Here's a detail that rarely gets brought up during nonsense-filled immigration debates: President Barack Obama has been a much bigger deporter-in-chief than George W. Bush.* The Department of Homeland Security issued 2 million deportations during Bush's tenure; Obama blew through that number in Year Five of his presidency:
The administration has since made a sharp policy turn, triggering some of the heated debate we've seen over the past year, but there's no guarantee that his late-breaking deportation slowdown would be carried on by the next Democratic president, particularly if it's restrictionist Bernie Sanders.
So: Given the reduction of net migration from Mexico, the increase in border interdictions, the administration-on-administration increase in deportations, and the stabilization of the illegal population, what's a nice, round number for annual expulsions? 500,000? 50,000? 5,000? If we're going to have that National Conversation About Immigration, and if we're going to continue to focus that conversation (wrongly, in my view) on current illegal residents rather than expanding the number of legal visas, let's get all the presidential candidates on record: Who, and how many, will you deport? And will they include U.S. citizens?

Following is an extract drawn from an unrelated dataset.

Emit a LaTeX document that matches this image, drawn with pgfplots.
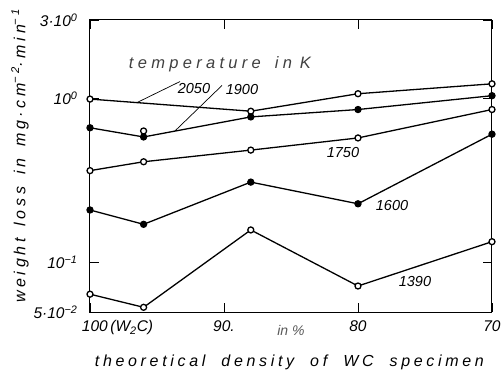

* UPDATE: Commenter Bubba Jones points out that we can't do apples-to-apples comparisons of deportations, because some time during the Bush administration, border-turnbacks went from being counted separately, to be being classified as deportations. This L.A. Times explainer from last year is maddeningly vague on dates and numbers, but gives a sense:
Until recent years, most people caught illegally crossing the southern border were simply bused back into Mexico in what officials called "voluntary returns," but which critics derisively termed "catch and release." Those removals, which during the 1990s reached more 1 million a year, were not counted in Immigration and Customs Enforcement's deportation statistics.
Now, the vast majority of border crossers who are apprehended get fingerprinted and formally deported. The change began during the George W. Bush administration and accelerated under Obama. The policy stemmed in part from a desire to ensure that people who had crossed into the country illegally would have formal charges on their records.
In the Obama years, all of the increase in deportations has involved people picked up within 100 miles of the border, most of whom have just recently crossed over. In 2013, almost two-thirds of deportations were in that category.
At the same time, the administration largely ended immigration roundups at workplaces and shifted investigators into targeting business owners who illegally hired foreign workers.
"If you are a run-of-the-mill immigrant here illegally, your odds of getting deported are close to zero — it's just highly unlikely to happen," John Sandweg, until recently the acting director of Immigration and Customs Enforcement, said in an interview.